JBCP now publishes an insert that accompanies Orange phone bills, a publication that serves as a piece of direct mail. 'Direct mail spend is 10 times the size of customer publishing spend,' he says. 'If just 10% of that DM spend moved to customer publishing, our industry would double.'
Specialist Publications has adopted a similar strategy by developing a 'mini-mag' format, which is cheaper to produce than a full-blown magazine but more compelling than a mailshot. It is already used by Kwik-Fit, and will be the format for the AA's magazine. AA retention communications manager Sam Day sees the publication as a 'sophisticated piece of direct mail'. It is a marked change from the organisation's previous publication, a glossy lifestyle title which relied on selling ads.

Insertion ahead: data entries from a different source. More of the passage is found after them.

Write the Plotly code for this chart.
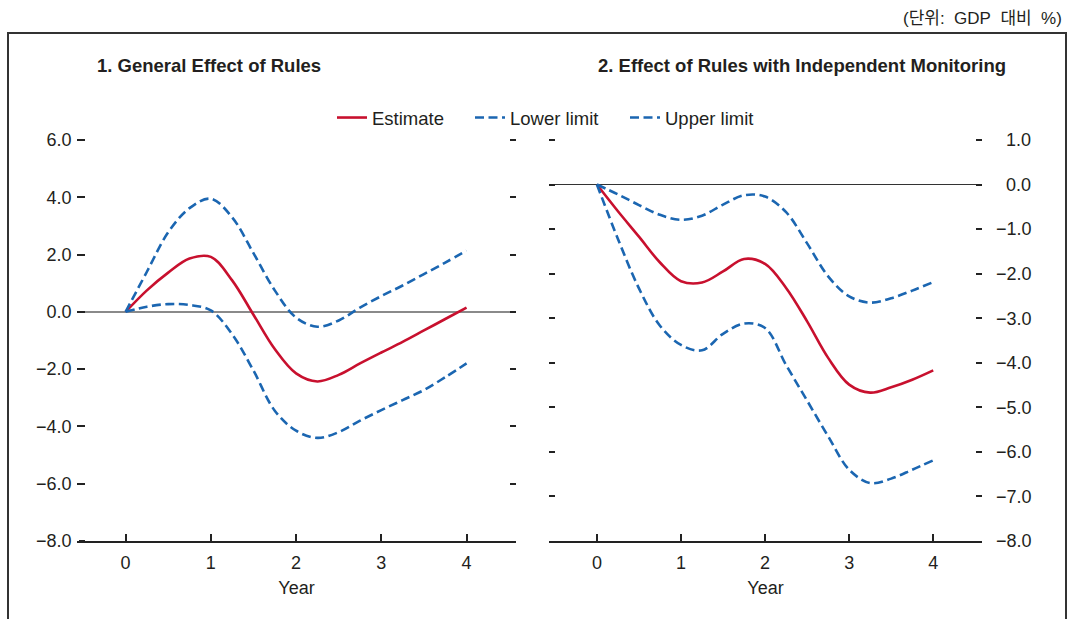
import plotly.graph_objects as go

# Years after the rule is adopted (quarterly steps)
years = [0, 0.25, 0.5, 0.75, 1.0, 1.25, 1.5, 1.75, 2.0, 2.25, 2.5, 2.75, 3.0, 3.25, 3.5, 3.75, 4.0]

# Panel 1: general effect of rules
gen_estimate = [0, 0.75, 1.37, 1.86, 1.92, 1.1, -0.1, -1.3, -2.15, -2.43, -2.2, -1.8, -1.42, -1.05, -0.65, -0.25, 0.15]
gen_upper = [0, 1.4, 2.78, 3.62, 3.95, 3.3, 2.05, 0.75, -0.2, -0.52, -0.3, 0.15, 0.55, 0.92, 1.32, 1.72, 2.14]
gen_lower = [0, 0.18, 0.27, 0.24, 0.05, -0.78, -2.05, -3.45, -4.15, -4.4, -4.2, -3.8, -3.43, -3.08, -2.73, -2.28, -1.8]

# Panel 2: effect of rules with independent monitoring
mon_estimate = [0, -0.6, -1.17, -1.75, -2.17, -2.2, -1.95, -1.67, -1.78, -2.32, -3.07, -3.89, -4.49, -4.67, -4.55, -4.38, -4.17]
mon_upper = [0, -0.22, -0.46, -0.68, -0.79, -0.7, -0.45, -0.24, -0.27, -0.62, -1.32, -2.06, -2.51, -2.65, -2.55, -2.38, -2.19]
mon_lower = [0, -1.22, -2.33, -3.17, -3.6, -3.72, -3.35, -3.12, -3.22, -4.05, -4.85, -5.65, -6.4, -6.7, -6.6, -6.4, -6.19]

x_ticks = [0, 1, 2, 3, 4]
gen_yticks = [6, 4, 2, 0, -2, -4, -6, -8]
mon_yticks = [1, 0, -1, -2, -3, -4, -5, -6, -7, -8]

unit_label = "(단위:\u00a0 GDP\u00a0 대비\u00a0 %)"
title_1 = "1. General Effect of Rules"
title_2 = "2. Effect of Rules with Independent Monitoring"

RED = "#c8102e"
BLUE = "#1b66b1"
TEXT = "#231f20"
TICK = "#222"
FONT = "Liberation Sans, Arial, Noto Sans CJK KR, sans-serif"
NARROW = "Liberation Sans Narrow, Arial Narrow, Liberation Sans, sans-serif"
DASH = "9px,4.5px"

W, H = 1071, 619

# pixel layout of the two plotting areas
TOP, BOTTOM = 140, 541
GEN_RANGE = [-8, 6.05]
MON_RANGE = [-8, 1.03]
gen_top = TOP - (GEN_RANGE[1] - 6) * (BOTTOM - TOP) / 14
mon_top = TOP - (MON_RANGE[1] - 1) * (BOTTOM - TOP) / 9

fig = go.Figure()


def add_panel(xa, ya, est, lo, up, show):
    fig.add_trace(go.Scatter(x=years, y=est, mode="lines", name="Estimate",
                             line=dict(color=RED, width=2.6, shape="spline", smoothing=1.0),
                             xaxis=xa, yaxis=ya, showlegend=show, legendrank=1, legendwidth=93))
    fig.add_trace(go.Scatter(x=years, y=lo, mode="lines", name="Lower limit",
                             line=dict(color=BLUE, width=2.6, dash=DASH, shape="spline", smoothing=1.0),
                             xaxis=xa, yaxis=ya, showlegend=show, legendrank=2, legendwidth=110))
    fig.add_trace(go.Scatter(x=years, y=up, mode="lines", name="Upper limit",
                             line=dict(color=BLUE, width=2.6, dash=DASH, shape="spline", smoothing=1.0),
                             xaxis=xa, yaxis=ya, showlegend=show, legendrank=3))


add_panel("x", "y", gen_estimate, gen_lower, gen_upper, True)
add_panel("x2", "y2", mon_estimate, mon_lower, mon_upper, False)

xcommon = dict(range=[-0.57, 4.58], tickvals=x_ticks, ticks="inside", ticklen=7, tickwidth=2,
               tickcolor=TICK, showline=True, linecolor=TICK, linewidth=2.2,
               showgrid=False, zeroline=False, fixedrange=True, automargin=False,
               ticklabelstandoff=4,
               tickfont=dict(family=FONT, size=18, color=TEXT),
               title=dict(text="Year", font=dict(family=FONT, size=18, color=TEXT), standoff=10))

ycommon = dict(ticks="inside", ticklen=6, tickwidth=1.6, tickcolor=TICK, mirror="ticks",
               showline=False, showgrid=False, zeroline=True, fixedrange=True, automargin=False,
               tickfont=dict(family=FONT, size=18, color=TEXT))


def fmt(v, lead="", tail=""):
    s = f"{abs(v):.1f}"
    if v < 0:
        return "\u2212" + s + tail
    return lead + s + tail


fig.update_layout(
    width=W, height=H,
    margin=dict(l=0, r=0, t=0, b=0, pad=0, autoexpand=False),
    paper_bgcolor="white", plot_bgcolor="white",
    font=dict(family=FONT, color=TEXT),
    xaxis=dict(domain=[77 / W, 516 / W], anchor="y", **xcommon),
    xaxis2=dict(domain=[549 / W, 982 / W], anchor="y2", **xcommon),
    yaxis=dict(domain=[1 - BOTTOM / H, 1 - gen_top / H], anchor="x", range=GEN_RANGE,
               tickvals=gen_yticks, ticktext=[fmt(v, tail="\u2005") for v in gen_yticks],
               zerolinecolor="#8a8a8a", zerolinewidth=2, **ycommon),
    # short tick marks just inside the left edge of panel 1
    yaxis3=dict(overlaying="y", anchor="free", position=78 / W, side="right", range=GEN_RANGE,
                tickvals=gen_yticks, ticks="outside", ticklen=6, tickwidth=1.6, tickcolor=TICK,
                showticklabels=False, showline=False, showgrid=False, zeroline=False,
                fixedrange=True, automargin=False),
    yaxis2=dict(domain=[1 - BOTTOM / H, 1 - mon_top / H], anchor="x2", side="right", range=MON_RANGE,
                tickvals=mon_yticks, ticktext=[fmt(v, lead="\u2007") for v in mon_yticks],
                ticklabelstandoff=13, zerolinecolor="#333", zerolinewidth=1.2, **ycommon),
    legend=dict(orientation="h", x=332 / W, xanchor="left", y=1 - 118 / H, yanchor="middle",
                font=dict(family=FONT, size=18.5, color=TEXT), bgcolor="rgba(0,0,0,0)",
                traceorder="normal", itemwidth=30, tracegroupgap=0),
    showlegend=True,
)

# an invisible trace keeps the tick-mark axis active
fig.add_trace(go.Scatter(x=[None], y=[None], xaxis="x", yaxis="y3", showlegend=False,
                         hoverinfo="skip"))

# Outer frame around both panels
fig.add_shape(type="rect", xref="paper", yref="paper", x0=8 / W, x1=1066 / W,
              y0=-0.02, y1=1 - 33 / H, line=dict(color="#333", width=2), layer="below")

fig.add_annotation(text=unit_label, xref="paper", yref="paper", x=1064 / W, y=1 - 18 / H,
                   xanchor="right", yanchor="middle", showarrow=False,
                   font=dict(family=FONT, size=17, color=TEXT))
fig.add_annotation(text=f"<b>{title_1}</b>", xref="paper", yref="paper", x=95 / W, y=1 - 65 / H,
                   xanchor="left", yanchor="middle", showarrow=False,
                   font=dict(family=NARROW, size=18.5, color=TEXT))
fig.add_annotation(text=f"<b>{title_2}</b>", xref="paper", yref="paper", x=596 / W, y=1 - 65 / H,
                   xanchor="left", yanchor="middle", showarrow=False,
                   font=dict(family=NARROW, size=18.5, color=TEXT))

fig.write_html("out.html")
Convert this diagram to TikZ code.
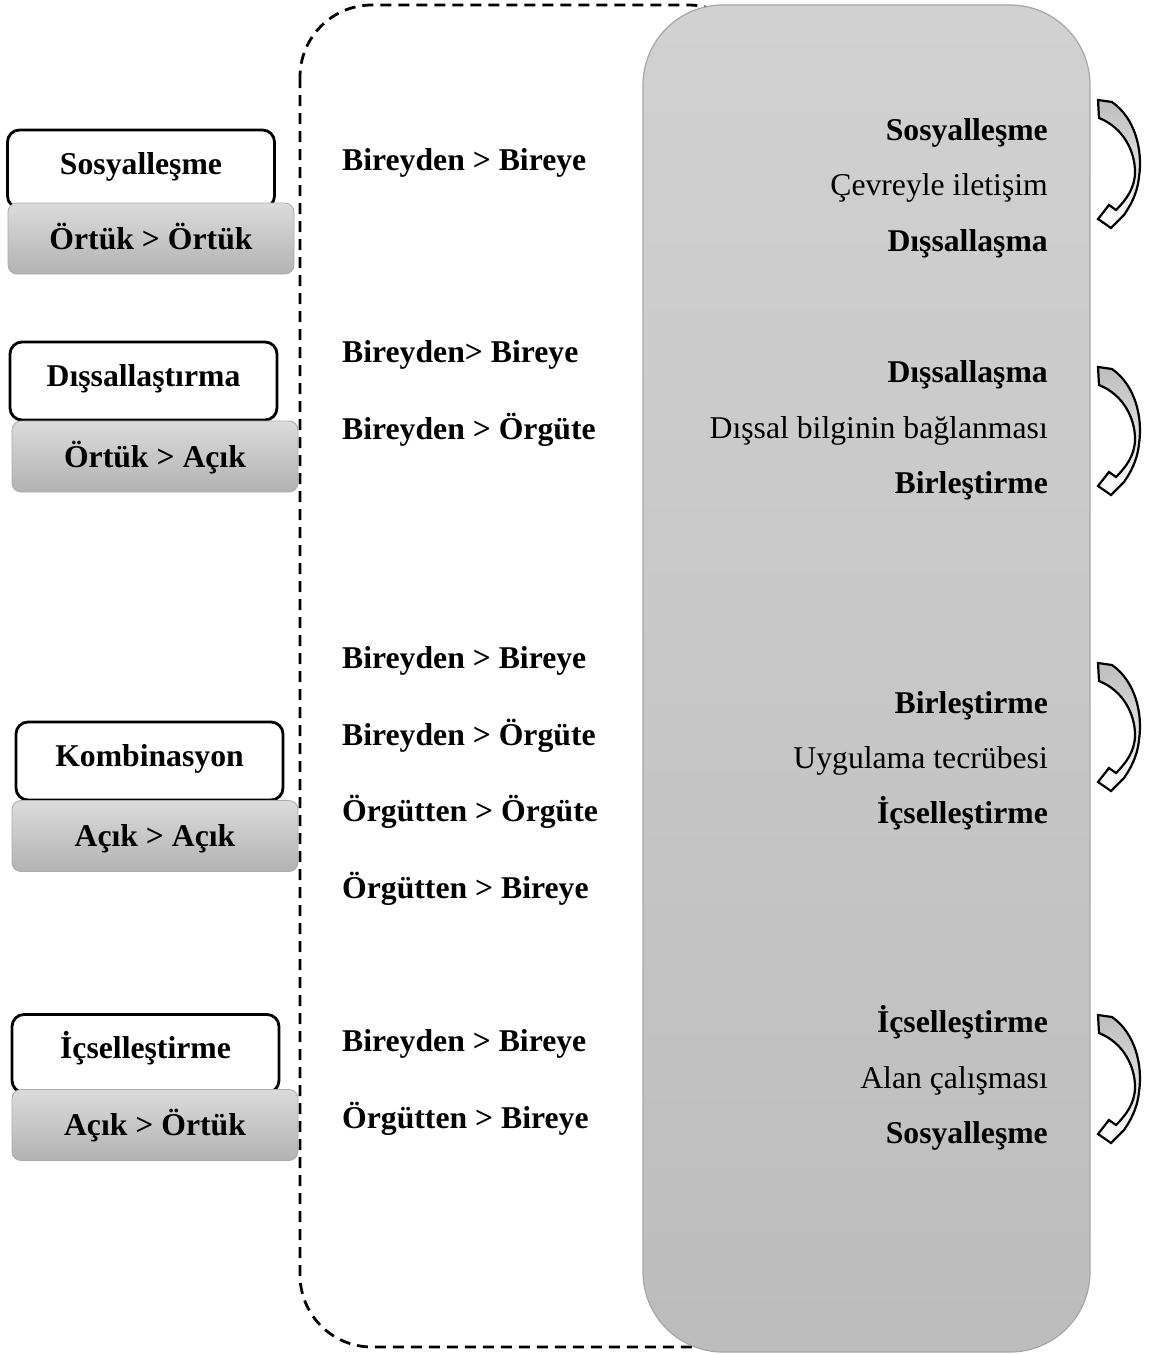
\documentclass[tikz,border=0pt]{standalone}
\usepackage{fontspec}
\setmainfont{Liberation Serif}
\begin{document}
\begin{tikzpicture}[x=1pt,y=-1pt,
  every node/.style={font=\fontsize{31.7}{38}\selectfont, inner sep=0pt},
  modebox/.style={draw=black, line width=2.8pt, rounded corners=12pt, fill=white,
    minimum width=267pt, minimum height=78pt, font=\fontsize{31.7}{38}\selectfont\bfseries,
    text height=19pt, text depth=8.2pt},
  kindbox/.style={draw=black!33, line width=0.8pt, rounded corners=9pt,
    top color=black!14, bottom color=black!30,
    minimum width=286pt, minimum height=71pt, font=\fontsize{31.7}{38}\selectfont\bfseries,
    text height=28.5pt, text depth=7.5pt},
  flow/.style={anchor=base west, font=\fontsize{31.7}{38}\selectfont\bfseries},
  stage/.style={anchor=base east, font=\fontsize{31.7}{38}\selectfont\bfseries},
  stagenote/.style={anchor=base east, font=\fontsize{31.7}{38}\selectfont},
  turnarrow/.pic={
    \path[draw=black, line width=2.2pt, line join=miter, top color=black!26, bottom color=white]
      (1,0) -- (15,2) .. controls (38,18) and (46,50) .. (42,77)
      .. controls (40,95) and (33,106) .. (27,115)
      -- (14,128) -- (1,119) -- (12,105) -- (19,110)
      .. controls (29,100) and (38,88) .. (38,72)
      .. controls (38,52) and (27,28) .. (2,18) -- cycle;
  }
]
\useasboundingbox (0,0) rectangle (1153,1354);

% dashed frame around the flow column
\draw[line width=2.8pt, dash pattern=on 11pt off 7pt, rounded corners=72pt]
  (300,5) rectangle (760,1347);

% grey panel with the transitions
\path[draw=black!35, line width=1.2pt, rounded corners=80pt,
      top color=black!18, bottom color=black!26]
  (643,5) rectangle (1090,1352);

% left column: mode and knowledge conversion
\node[modebox] (m1) at (141,169) {Sosyalleşme};
\node[kindbox] (k1) at (151,238.5) {Örtük > Örtük};
\node[modebox] (m2) at (143.5,381) {Dışsallaştırma};
\node[kindbox] (k2) at (155,456.5) {Örtük > Açık};
\node[modebox] (m3) at (149.5,761) {Kombinasyon};
\node[kindbox] (k3) at (155,836) {Açık > Açık};
\node[modebox] (m4) at (145.5,1053.5) {İçselleştirme};
\node[kindbox] (k4) at (155,1125) {Açık > Örtük};

% middle column: direction of transfer
\node[flow] (f1) at (342,170) {Bireyden > Bireye};
\node[flow] (f2) at (342,362) {Bireyden> Bireye};
\node[flow] (f3) at (342,439) {Bireyden > Örgüte};
\node[flow] (f4) at (342,668) {Bireyden > Bireye};
\node[flow] (f5) at (342,745) {Bireyden > Örgüte};
\node[flow] (f6) at (342,821) {Örgütten > Örgüte};
\node[flow] (f7) at (342,898) {Örgütten > Bireye};
\node[flow] (f8) at (342,1051) {Bireyden > Bireye};
\node[flow] (f9) at (342,1128) {Örgütten > Bireye};

% right column: transitions between modes
\node[stage] (s1a) at (1048,140) {Sosyalleşme};
\node[stagenote] (s1b) at (1048,195) {Çevreyle iletişim};
\node[stage] (s1c) at (1048,251) {Dışsallaşma};
\node[stage] (s2a) at (1048,382) {Dışsallaşma};
\node[stagenote] (s2b) at (1048,438) {Dışsal bilginin bağlanması};
\node[stage] (s2c) at (1048,493) {Birleştirme};
\node[stage] (s3a) at (1048,713) {Birleştirme};
\node[stagenote] (s3b) at (1048,768) {Uygulama tecrübesi};
\node[stage] (s3c) at (1048,823) {İçselleştirme};
\node[stage] (s4a) at (1048,1032) {İçselleştirme};
\node[stagenote] (s4b) at (1048,1088) {Alan çalışması};
\node[stage] (s4c) at (1048,1143) {Sosyalleşme};

% curved arrows
\pic at (1097,100) {turnarrow};
\pic at (1097,367) {turnarrow};
\pic at (1097,663) {turnarrow};
\pic at (1097,1015) {turnarrow};
\end{tikzpicture}
\end{document}
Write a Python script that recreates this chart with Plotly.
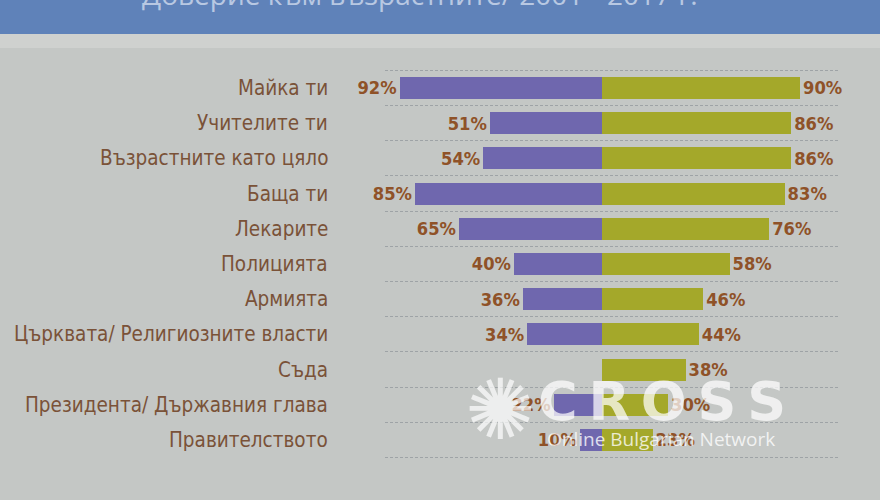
import plotly.graph_objects as go

categories = ["Майка ти", "Учителите ти", "Възрастните като цяло", "Баща ти", "Лекарите",
              "Полицията", "Армията", "Църквата/ Религиозните власти", "Съда",
              "Президента/ Държавния глава", "Правителството"]
values_2001 = [92, 51, 54, 85, 65, 40, 36, 34, None, 22, 10]
values_2017 = [90, 86, 86, 83, 76, 58, 46, 44, 38, 30, 23]
title_text = "Доверие към възрастните/ 2001 - 2017 г."

idx = list(range(len(categories)))
NARROW = "Liberation Sans Narrow, DejaVu Sans Condensed, Arial Narrow, sans-serif"
PURPLE = "#6f67ae"
OLIVE = "#a4a82a"
BROWN = "#8f5228"
CATCOL = "#7a5238"

left_x = [-v if v is not None else None for v in values_2001]
left_t = [f"{v}%" if v is not None else "" for v in values_2001]
right_t = [f"{v}%" for v in values_2017]

fig = go.Figure()
fig.add_trace(go.Bar(y=idx, x=left_x, orientation="h", marker=dict(color=PURPLE, line=dict(width=0)),
                     width=0.62, text=left_t, textposition="outside", cliponaxis=False,
                     textfont=dict(family=NARROW, size=20, color=BROWN, weight="bold"),
                     showlegend=False, hoverinfo="skip"))
fig.add_trace(go.Bar(y=idx, x=values_2017, orientation="h", marker=dict(color=OLIVE, line=dict(width=0)),
                     width=0.62, text=right_t, textposition="outside", cliponaxis=False,
                     textfont=dict(family=NARROW, size=20, color=BROWN, weight="bold"),
                     showlegend=False, hoverinfo="skip"))

for i, c in zip(idx, categories):
    fig.add_annotation(x=330 / 880, xref="paper", y=i, yref="y", text=c, showarrow=False,
                       xanchor="right", yanchor="middle",
                       font=dict(family=NARROW, size=20.5, color=CATCOL))

# top blue band
fig.add_shape(type="rect", xref="paper", yref="paper", x0=0, x1=1, y0=1 - 34 / 500, y1=1,
              fillcolor="#5f82b9", line=dict(width=0), layer="below")
fig.add_shape(type="rect", xref="paper", yref="paper", x0=0, x1=1, y0=1 - 48 / 500, y1=1 - 34 / 500,
              fillcolor="#cfd1cf", line=dict(width=0), layer="below")
fig.add_annotation(x=140 / 880, xref="paper", y=1 + 6 / 500, yref="paper", text=title_text,
                   showarrow=False, xanchor="left", yanchor="middle",
                   font=dict(family="Open Sans, DejaVu Sans, sans-serif", size=28, color="#b8c8e2"))

# watermark
fig.add_annotation(x=662 / 880, xref="paper", y=1 - 401 / 500, yref="paper",
                   text="<b>C\u2009R\u2009O\u2009S\u2009S</b>",
                   showarrow=False, xanchor="center", yanchor="middle",
                   font=dict(family="DejaVu Sans, sans-serif", size=54, color="rgba(255,255,255,0.72)"))
fig.add_annotation(x=545 / 880, xref="paper", y=1 - 439 / 500, yref="paper", text="Online Bulgarian Network",
                   showarrow=False, xanchor="left", yanchor="middle",
                   font=dict(family="Open Sans, DejaVu Sans, sans-serif", size=19, color="rgba(255,255,255,0.78)"))
fig.add_annotation(x=500 / 880, xref="paper", y=1 - 410 / 500, yref="paper", text="✺",
                   showarrow=False, xanchor="center", yanchor="middle",
                   font=dict(family="DejaVu Sans, sans-serif", size=84, color="rgba(255,255,255,0.7)"))

fig.update_layout(
    width=880, height=500, margin=dict(l=0, r=0, t=0, b=0),
    paper_bgcolor="#c4c7c5", plot_bgcolor="rgba(0,0,0,0)",
    barmode="relative", bargap=0,
    xaxis=dict(domain=[385 / 880, 840 / 880], range=[-217 / 2.2, 238 / 2.2], visible=False, fixedrange=True),
    yaxis=dict(range=[11.705, -2.5], tickvals=[i - 0.5 for i in range(12)], showticklabels=False,
               showgrid=True, gridcolor="#9ea3a6", griddash="3px,2px", gridwidth=1, zeroline=False,
               showline=False, ticks="", fixedrange=True),
)

fig.write_html("out.html", config={"displayModeBar": False, "staticPlot": True},
               post_script="document.body.style.margin='0';document.body.style.padding='0';")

One potentially exacerbating problem for the industry is pricing. There is a feeling that clients are squeezing margins, putting smaller agencies at risk. 'The industry needs to shape up in terms of pricing, or a lot of agencies will go to the wall,' says Brian Grant, chief executive of Redactive. 'We are a competitive business, but you have to have a decent margin.'
His sentiments are echoed by Haymarket's Fuller. 'The next challenge is to recognise that we are not an industry in which creativity is irrelevant,' he argues. 'Creativity and success go hand in hand, and it comes at a price.'
There are steps afoot to tackle the issue. An APA working party chaired by Richard Proctor, co-owner of 21 Carrot, is exploring ways to showcase the industry's creativity, and has toyed with the idea of a dedicated creative awards. According to Proctor, the industry needs to focus on more than return on investment. 'We would like to find a measure that relates to brand meaning.'
Publishers are not the first to find themselves having to prove the value of creativity. But doing so may be crucial if the APA's ambitious targets are to be met. Its goal is to expand the industry so that it commands 7% of total marketing spend by 2010 - double its current share. There are certainly challenges ahead, but if the momentum of the past 12 months can be maintained, it would be foolish to bet against it doing so.